Figure scripts
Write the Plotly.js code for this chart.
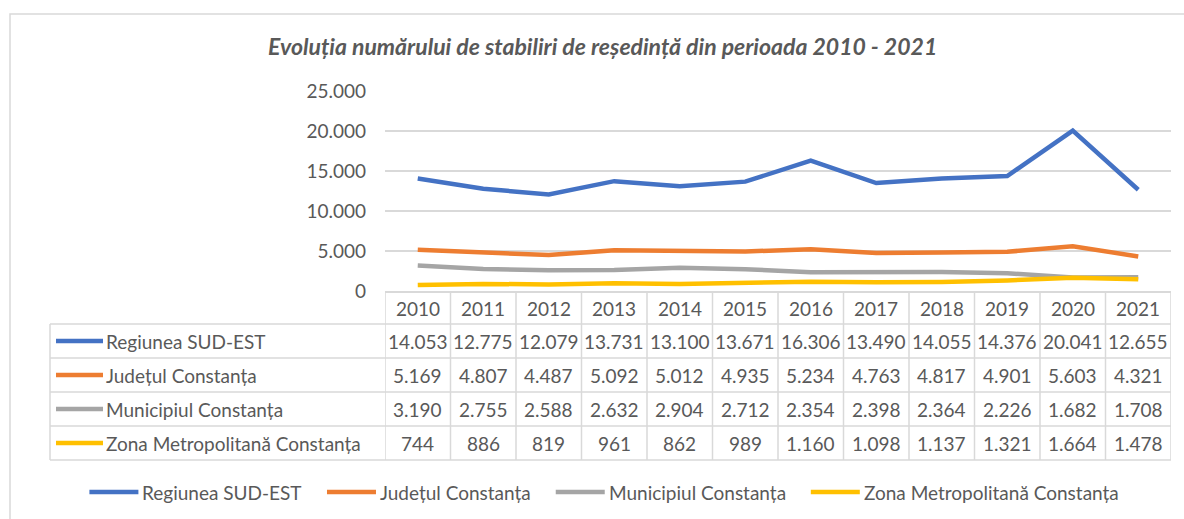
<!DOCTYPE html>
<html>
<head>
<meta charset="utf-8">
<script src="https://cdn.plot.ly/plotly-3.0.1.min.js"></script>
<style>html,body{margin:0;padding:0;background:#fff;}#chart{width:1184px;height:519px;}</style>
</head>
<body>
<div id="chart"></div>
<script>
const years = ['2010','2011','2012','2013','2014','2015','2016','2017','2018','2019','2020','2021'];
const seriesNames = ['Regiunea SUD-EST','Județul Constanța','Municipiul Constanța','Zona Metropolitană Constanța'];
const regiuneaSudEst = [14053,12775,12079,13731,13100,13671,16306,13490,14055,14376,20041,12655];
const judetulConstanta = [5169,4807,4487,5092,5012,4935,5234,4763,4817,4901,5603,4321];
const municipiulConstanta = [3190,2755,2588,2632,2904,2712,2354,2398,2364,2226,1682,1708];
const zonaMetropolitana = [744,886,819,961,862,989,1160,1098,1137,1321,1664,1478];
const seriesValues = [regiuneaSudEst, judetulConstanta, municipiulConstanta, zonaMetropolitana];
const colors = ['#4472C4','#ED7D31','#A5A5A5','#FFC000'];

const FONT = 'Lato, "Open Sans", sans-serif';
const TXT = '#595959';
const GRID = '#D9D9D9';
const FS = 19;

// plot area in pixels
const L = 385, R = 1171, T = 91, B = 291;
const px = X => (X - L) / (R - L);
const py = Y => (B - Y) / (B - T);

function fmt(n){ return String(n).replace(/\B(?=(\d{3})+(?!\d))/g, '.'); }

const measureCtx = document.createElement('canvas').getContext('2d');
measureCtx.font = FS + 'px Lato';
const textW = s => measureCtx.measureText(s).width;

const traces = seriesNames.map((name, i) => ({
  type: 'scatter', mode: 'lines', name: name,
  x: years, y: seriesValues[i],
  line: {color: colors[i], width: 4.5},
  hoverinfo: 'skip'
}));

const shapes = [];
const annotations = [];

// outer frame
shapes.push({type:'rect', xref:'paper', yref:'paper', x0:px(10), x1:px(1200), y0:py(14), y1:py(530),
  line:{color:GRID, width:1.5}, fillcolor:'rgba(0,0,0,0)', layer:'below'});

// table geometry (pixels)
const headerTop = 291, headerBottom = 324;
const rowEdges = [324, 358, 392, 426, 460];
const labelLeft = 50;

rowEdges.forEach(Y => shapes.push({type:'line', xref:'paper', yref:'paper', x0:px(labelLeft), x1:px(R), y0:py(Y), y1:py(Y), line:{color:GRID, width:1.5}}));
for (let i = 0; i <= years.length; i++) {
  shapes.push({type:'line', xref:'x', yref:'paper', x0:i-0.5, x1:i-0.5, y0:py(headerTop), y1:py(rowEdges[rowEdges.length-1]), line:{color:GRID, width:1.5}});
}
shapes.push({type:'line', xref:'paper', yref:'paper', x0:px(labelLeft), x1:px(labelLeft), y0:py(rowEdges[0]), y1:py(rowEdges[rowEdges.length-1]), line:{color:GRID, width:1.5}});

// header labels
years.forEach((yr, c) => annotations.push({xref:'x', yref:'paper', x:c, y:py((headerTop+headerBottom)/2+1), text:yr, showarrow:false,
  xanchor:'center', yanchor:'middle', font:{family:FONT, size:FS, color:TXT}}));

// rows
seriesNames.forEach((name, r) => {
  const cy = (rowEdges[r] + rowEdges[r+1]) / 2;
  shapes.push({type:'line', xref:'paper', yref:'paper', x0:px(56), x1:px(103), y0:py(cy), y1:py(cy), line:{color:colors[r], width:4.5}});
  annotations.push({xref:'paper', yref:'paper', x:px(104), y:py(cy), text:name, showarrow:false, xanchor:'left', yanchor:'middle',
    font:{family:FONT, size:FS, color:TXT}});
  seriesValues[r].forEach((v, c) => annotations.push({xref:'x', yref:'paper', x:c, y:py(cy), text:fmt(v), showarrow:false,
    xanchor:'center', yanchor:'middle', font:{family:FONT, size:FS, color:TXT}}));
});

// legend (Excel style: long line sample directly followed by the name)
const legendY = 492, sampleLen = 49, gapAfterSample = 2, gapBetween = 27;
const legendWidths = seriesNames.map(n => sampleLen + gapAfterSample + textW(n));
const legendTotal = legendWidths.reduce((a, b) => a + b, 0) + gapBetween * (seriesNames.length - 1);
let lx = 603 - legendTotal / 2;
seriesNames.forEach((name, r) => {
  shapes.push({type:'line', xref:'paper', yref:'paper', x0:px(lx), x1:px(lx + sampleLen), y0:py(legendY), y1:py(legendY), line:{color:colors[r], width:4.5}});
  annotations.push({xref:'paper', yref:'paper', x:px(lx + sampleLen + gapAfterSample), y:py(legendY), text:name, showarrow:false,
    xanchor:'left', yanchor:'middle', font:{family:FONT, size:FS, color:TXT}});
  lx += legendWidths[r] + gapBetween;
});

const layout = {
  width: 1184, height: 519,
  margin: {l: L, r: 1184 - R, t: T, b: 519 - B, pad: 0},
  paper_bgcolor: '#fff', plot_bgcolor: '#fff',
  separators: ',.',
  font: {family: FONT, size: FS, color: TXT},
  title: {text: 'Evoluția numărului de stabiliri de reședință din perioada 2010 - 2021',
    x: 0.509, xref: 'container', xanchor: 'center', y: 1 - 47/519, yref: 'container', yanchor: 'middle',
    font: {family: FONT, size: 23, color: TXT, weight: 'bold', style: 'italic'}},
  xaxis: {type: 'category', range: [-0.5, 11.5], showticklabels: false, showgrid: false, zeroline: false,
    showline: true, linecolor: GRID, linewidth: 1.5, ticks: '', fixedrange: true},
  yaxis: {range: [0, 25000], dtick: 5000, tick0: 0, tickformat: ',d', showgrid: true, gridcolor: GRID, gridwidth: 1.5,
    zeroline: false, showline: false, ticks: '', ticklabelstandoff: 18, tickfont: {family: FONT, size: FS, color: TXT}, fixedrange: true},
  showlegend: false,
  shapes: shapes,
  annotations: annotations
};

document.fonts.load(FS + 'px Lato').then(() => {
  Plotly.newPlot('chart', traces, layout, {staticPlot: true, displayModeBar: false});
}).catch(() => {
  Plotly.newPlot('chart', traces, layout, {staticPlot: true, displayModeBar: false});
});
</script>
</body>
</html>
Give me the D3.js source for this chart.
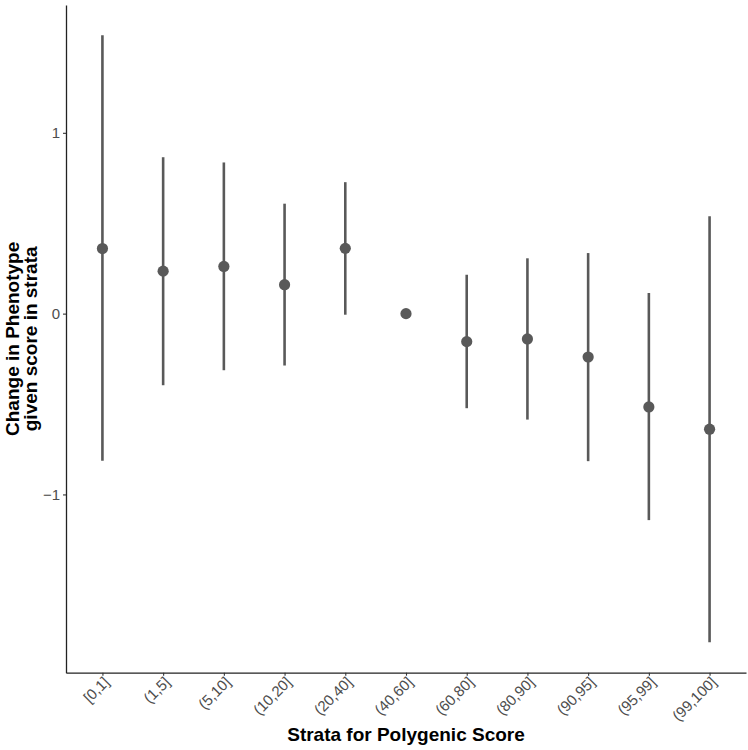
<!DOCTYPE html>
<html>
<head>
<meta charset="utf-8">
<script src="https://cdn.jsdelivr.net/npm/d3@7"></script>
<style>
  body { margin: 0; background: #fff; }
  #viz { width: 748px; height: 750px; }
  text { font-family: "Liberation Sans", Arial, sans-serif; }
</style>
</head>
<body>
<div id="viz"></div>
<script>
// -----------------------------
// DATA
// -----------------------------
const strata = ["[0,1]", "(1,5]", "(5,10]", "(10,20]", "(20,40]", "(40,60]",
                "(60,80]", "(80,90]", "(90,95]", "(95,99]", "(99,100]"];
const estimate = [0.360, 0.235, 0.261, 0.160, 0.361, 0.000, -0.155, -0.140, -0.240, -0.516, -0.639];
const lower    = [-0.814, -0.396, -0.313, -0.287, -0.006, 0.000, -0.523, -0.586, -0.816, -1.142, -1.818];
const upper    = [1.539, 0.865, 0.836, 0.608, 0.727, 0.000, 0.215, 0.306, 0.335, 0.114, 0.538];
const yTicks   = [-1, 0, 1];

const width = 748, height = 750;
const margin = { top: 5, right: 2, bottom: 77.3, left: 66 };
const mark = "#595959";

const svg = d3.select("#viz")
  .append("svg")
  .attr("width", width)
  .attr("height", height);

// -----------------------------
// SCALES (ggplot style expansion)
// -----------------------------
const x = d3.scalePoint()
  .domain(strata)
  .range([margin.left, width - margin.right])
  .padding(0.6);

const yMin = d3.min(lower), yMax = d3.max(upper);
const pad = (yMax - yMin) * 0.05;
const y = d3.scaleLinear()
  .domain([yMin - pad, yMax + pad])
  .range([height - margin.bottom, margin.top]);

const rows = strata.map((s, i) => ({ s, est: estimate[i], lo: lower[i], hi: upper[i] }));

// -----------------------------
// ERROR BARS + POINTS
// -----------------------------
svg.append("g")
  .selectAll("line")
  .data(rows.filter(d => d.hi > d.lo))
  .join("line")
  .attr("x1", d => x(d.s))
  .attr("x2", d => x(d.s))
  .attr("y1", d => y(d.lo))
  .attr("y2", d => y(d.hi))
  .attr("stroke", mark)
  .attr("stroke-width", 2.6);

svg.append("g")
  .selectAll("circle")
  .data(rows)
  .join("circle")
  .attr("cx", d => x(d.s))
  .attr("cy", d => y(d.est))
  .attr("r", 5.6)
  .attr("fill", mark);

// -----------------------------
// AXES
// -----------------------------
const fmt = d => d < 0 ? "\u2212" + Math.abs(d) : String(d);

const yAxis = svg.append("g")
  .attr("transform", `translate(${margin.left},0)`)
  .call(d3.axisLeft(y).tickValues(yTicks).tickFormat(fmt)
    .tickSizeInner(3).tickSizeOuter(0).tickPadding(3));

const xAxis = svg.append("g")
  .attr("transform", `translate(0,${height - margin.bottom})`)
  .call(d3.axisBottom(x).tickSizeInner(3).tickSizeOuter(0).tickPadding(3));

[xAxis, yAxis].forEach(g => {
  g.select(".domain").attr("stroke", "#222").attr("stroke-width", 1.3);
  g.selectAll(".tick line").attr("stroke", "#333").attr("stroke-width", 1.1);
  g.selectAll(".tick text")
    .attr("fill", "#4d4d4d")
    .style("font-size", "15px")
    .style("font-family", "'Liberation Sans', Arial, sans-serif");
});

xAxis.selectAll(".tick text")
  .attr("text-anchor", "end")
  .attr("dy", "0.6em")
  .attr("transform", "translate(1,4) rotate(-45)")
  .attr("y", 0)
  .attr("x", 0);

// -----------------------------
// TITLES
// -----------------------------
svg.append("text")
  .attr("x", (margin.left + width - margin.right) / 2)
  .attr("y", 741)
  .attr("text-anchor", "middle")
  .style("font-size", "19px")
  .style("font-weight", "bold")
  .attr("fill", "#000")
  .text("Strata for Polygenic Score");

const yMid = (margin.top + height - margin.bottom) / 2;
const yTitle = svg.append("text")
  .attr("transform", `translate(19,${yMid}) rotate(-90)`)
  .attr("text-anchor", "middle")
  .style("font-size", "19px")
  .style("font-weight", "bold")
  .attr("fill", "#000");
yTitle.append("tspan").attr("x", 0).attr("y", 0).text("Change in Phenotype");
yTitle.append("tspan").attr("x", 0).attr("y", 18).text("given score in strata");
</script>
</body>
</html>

## [What the exercise asks]
The required output is the exact run of lines from the start of the records through the line containing "const textW = s", both ends included, with no pictures.

## [Solution]
Write the Plotly.js code for this chart.
<!DOCTYPE html>
<html>
<head>
<meta charset="utf-8">
<script src="https://cdn.plot.ly/plotly-3.0.1.min.js"></script>
<style>html,body{margin:0;padding:0;background:#fff;}#chart{width:1184px;height:519px;}</style>
</head>
<body>
<div id="chart"></div>
<script>
const years = ['2010','2011','2012','2013','2014','2015','2016','2017','2018','2019','2020','2021'];
const seriesNames = ['Regiunea SUD-EST','Județul Constanța','Municipiul Constanța','Zona Metropolitană Constanța'];
const regiuneaSudEst = [14053,12775,12079,13731,13100,13671,16306,13490,14055,14376,20041,12655];
const judetulConstanta = [5169,4807,4487,5092,5012,4935,5234,4763,4817,4901,5603,4321];
const municipiulConstanta = [3190,2755,2588,2632,2904,2712,2354,2398,2364,2226,1682,1708];
const zonaMetropolitana = [744,886,819,961,862,989,1160,1098,1137,1321,1664,1478];
const seriesValues = [regiuneaSudEst, judetulConstanta, municipiulConstanta, zonaMetropolitana];
const colors = ['#4472C4','#ED7D31','#A5A5A5','#FFC000'];

const FONT = 'Lato, "Open Sans", sans-serif';
const TXT = '#595959';
const GRID = '#D9D9D9';
const FS = 19;

// plot area in pixels
const L = 385, R = 1171, T = 91, B = 291;
const px = X => (X - L) / (R - L);
const py = Y => (B - Y) / (B - T);

function fmt(n){ return String(n).replace(/\B(?=(\d{3})+(?!\d))/g, '.'); }

const measureCtx = document.createElement('canvas').getContext('2d');
measureCtx.font = FS + 'px Lato';
const textW = s => measureCtx.measureText(s).width;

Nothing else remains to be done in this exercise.